# START OF SUPPLIED DATA
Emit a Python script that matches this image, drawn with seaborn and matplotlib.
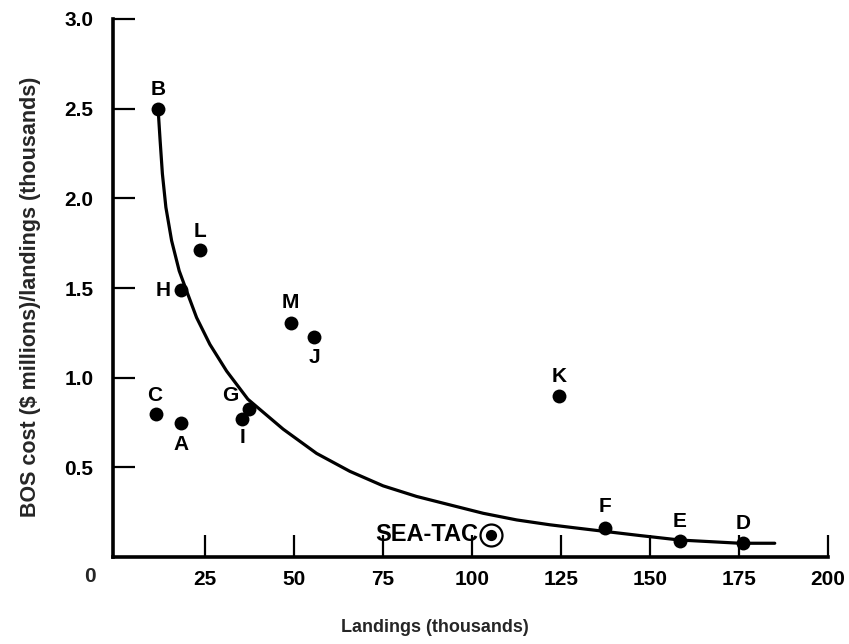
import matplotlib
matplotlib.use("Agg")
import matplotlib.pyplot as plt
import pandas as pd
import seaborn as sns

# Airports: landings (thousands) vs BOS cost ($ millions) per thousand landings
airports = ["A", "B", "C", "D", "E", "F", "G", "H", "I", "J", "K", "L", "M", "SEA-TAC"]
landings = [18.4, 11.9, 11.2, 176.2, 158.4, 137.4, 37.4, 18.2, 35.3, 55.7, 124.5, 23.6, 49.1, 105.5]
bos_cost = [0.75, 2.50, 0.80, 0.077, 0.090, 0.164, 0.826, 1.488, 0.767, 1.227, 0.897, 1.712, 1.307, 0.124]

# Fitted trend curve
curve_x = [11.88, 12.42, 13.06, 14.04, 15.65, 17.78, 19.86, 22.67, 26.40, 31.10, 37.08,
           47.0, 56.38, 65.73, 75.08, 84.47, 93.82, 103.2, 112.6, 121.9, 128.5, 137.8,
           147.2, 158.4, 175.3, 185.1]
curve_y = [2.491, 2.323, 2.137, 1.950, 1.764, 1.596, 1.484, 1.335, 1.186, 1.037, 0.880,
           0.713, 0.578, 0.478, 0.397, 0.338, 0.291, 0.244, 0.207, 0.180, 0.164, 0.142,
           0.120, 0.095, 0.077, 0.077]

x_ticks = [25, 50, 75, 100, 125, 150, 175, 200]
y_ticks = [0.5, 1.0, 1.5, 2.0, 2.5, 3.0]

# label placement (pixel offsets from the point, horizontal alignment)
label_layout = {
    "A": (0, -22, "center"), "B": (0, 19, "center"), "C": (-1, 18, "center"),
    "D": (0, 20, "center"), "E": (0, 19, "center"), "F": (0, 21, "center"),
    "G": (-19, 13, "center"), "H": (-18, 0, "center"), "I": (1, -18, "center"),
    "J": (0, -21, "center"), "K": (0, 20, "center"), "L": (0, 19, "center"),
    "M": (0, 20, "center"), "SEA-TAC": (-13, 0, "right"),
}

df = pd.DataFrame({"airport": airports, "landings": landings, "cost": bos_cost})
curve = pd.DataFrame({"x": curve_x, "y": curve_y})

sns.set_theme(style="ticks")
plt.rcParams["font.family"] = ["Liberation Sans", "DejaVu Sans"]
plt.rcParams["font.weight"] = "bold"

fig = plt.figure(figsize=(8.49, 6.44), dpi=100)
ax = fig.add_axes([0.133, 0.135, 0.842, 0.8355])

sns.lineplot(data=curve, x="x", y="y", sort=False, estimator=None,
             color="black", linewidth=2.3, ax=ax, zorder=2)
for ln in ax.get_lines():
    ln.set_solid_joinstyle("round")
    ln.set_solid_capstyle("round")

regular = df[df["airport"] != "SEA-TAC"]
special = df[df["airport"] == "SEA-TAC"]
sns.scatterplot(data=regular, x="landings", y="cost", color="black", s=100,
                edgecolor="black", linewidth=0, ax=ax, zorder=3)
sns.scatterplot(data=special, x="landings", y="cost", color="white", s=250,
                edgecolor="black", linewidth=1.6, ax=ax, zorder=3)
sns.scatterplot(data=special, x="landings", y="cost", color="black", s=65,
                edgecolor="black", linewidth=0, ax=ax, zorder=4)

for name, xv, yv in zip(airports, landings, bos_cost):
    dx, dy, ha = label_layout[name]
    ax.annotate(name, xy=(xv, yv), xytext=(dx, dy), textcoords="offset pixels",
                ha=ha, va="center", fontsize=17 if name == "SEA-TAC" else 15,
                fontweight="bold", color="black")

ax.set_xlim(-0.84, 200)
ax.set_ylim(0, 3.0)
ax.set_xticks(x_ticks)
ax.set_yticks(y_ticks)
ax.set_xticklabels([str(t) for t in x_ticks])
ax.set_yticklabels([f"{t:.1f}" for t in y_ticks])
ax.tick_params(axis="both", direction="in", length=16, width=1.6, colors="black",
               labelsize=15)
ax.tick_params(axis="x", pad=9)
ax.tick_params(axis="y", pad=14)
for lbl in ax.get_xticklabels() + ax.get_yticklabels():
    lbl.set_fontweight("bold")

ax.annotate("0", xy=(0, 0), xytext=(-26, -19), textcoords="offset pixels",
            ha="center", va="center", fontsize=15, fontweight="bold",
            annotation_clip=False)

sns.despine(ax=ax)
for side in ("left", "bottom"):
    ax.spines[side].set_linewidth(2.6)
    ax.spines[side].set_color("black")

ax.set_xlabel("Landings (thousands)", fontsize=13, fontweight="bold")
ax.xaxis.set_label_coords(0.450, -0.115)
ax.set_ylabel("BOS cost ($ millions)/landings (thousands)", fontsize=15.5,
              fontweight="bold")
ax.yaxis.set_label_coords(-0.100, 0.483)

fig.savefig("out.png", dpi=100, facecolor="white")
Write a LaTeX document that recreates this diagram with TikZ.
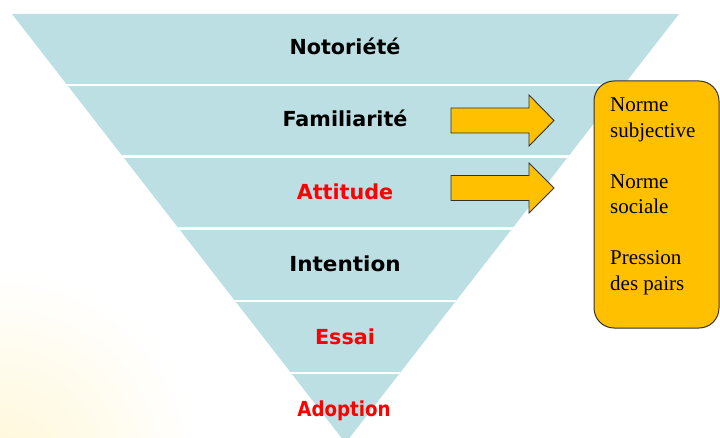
# END OF SUPPLIED DATA
THE PROBLEM:
Restate the listing above word for word, and skip the pictures.

ANSWER TO THIS TASK:
Emit a Python script that matches this image, drawn with seaborn and matplotlib.
import matplotlib
matplotlib.use("Agg")
import matplotlib.pyplot as plt
import pandas as pd
import seaborn as sns

# Airports: landings (thousands) vs BOS cost ($ millions) per thousand landings
airports = ["A", "B", "C", "D", "E", "F", "G", "H", "I", "J", "K", "L", "M", "SEA-TAC"]
landings = [18.4, 11.9, 11.2, 176.2, 158.4, 137.4, 37.4, 18.2, 35.3, 55.7, 124.5, 23.6, 49.1, 105.5]
bos_cost = [0.75, 2.50, 0.80, 0.077, 0.090, 0.164, 0.826, 1.488, 0.767, 1.227, 0.897, 1.712, 1.307, 0.124]

# Fitted trend curve
curve_x = [11.88, 12.42, 13.06, 14.04, 15.65, 17.78, 19.86, 22.67, 26.40, 31.10, 37.08,
           47.0, 56.38, 65.73, 75.08, 84.47, 93.82, 103.2, 112.6, 121.9, 128.5, 137.8,
           147.2, 158.4, 175.3, 185.1]
curve_y = [2.491, 2.323, 2.137, 1.950, 1.764, 1.596, 1.484, 1.335, 1.186, 1.037, 0.880,
           0.713, 0.578, 0.478, 0.397, 0.338, 0.291, 0.244, 0.207, 0.180, 0.164, 0.142,
           0.120, 0.095, 0.077, 0.077]

x_ticks = [25, 50, 75, 100, 125, 150, 175, 200]
y_ticks = [0.5, 1.0, 1.5, 2.0, 2.5, 3.0]

# label placement (pixel offsets from the point, horizontal alignment)
label_layout = {
    "A": (0, -22, "center"), "B": (0, 19, "center"), "C": (-1, 18, "center"),
    "D": (0, 20, "center"), "E": (0, 19, "center"), "F": (0, 21, "center"),
    "G": (-19, 13, "center"), "H": (-18, 0, "center"), "I": (1, -18, "center"),
    "J": (0, -21, "center"), "K": (0, 20, "center"), "L": (0, 19, "center"),
    "M": (0, 20, "center"), "SEA-TAC": (-13, 0, "right"),
}

df = pd.DataFrame({"airport": airports, "landings": landings, "cost": bos_cost})
curve = pd.DataFrame({"x": curve_x, "y": curve_y})

sns.set_theme(style="ticks")
plt.rcParams["font.family"] = ["Liberation Sans", "DejaVu Sans"]
plt.rcParams["font.weight"] = "bold"

fig = plt.figure(figsize=(8.49, 6.44), dpi=100)
ax = fig.add_axes([0.133, 0.135, 0.842, 0.8355])

sns.lineplot(data=curve, x="x", y="y", sort=False, estimator=None,
             color="black", linewidth=2.3, ax=ax, zorder=2)
for ln in ax.get_lines():
    ln.set_solid_joinstyle("round")
    ln.set_solid_capstyle("round")

regular = df[df["airport"] != "SEA-TAC"]
special = df[df["airport"] == "SEA-TAC"]
sns.scatterplot(data=regular, x="landings", y="cost", color="black", s=100,
                edgecolor="black", linewidth=0, ax=ax, zorder=3)
sns.scatterplot(data=special, x="landings", y="cost", color="white", s=250,
                edgecolor="black", linewidth=1.6, ax=ax, zorder=3)
sns.scatterplot(data=special, x="landings", y="cost", color="black", s=65,
                edgecolor="black", linewidth=0, ax=ax, zorder=4)

for name, xv, yv in zip(airports, landings, bos_cost):
    dx, dy, ha = label_layout[name]
    ax.annotate(name, xy=(xv, yv), xytext=(dx, dy), textcoords="offset pixels",
                ha=ha, va="center", fontsize=17 if name == "SEA-TAC" else 15,
                fontweight="bold", color="black")

ax.set_xlim(-0.84, 200)
ax.set_ylim(0, 3.0)
ax.set_xticks(x_ticks)
ax.set_yticks(y_ticks)
ax.set_xticklabels([str(t) for t in x_ticks])
ax.set_yticklabels([f"{t:.1f}" for t in y_ticks])
ax.tick_params(axis="both", direction="in", length=16, width=1.6, colors="black",
               labelsize=15)
ax.tick_params(axis="x", pad=9)
ax.tick_params(axis="y", pad=14)
for lbl in ax.get_xticklabels() + ax.get_yticklabels():
    lbl.set_fontweight("bold")

ax.annotate("0", xy=(0, 0), xytext=(-26, -19), textcoords="offset pixels",
            ha="center", va="center", fontsize=15, fontweight="bold",
            annotation_clip=False)

sns.despine(ax=ax)
for side in ("left", "bottom"):
    ax.spines[side].set_linewidth(2.6)
    ax.spines[side].set_color("black")

ax.set_xlabel("Landings (thousands)", fontsize=13, fontweight="bold")
ax.xaxis.set_label_coords(0.450, -0.115)
ax.set_ylabel("BOS cost ($ millions)/landings (thousands)", fontsize=15.5,
              fontweight="bold")
ax.yaxis.set_label_coords(-0.100, 0.483)

fig.savefig("out.png", dpi=100, facecolor="white")
Write a LaTeX document that recreates this diagram with TikZ.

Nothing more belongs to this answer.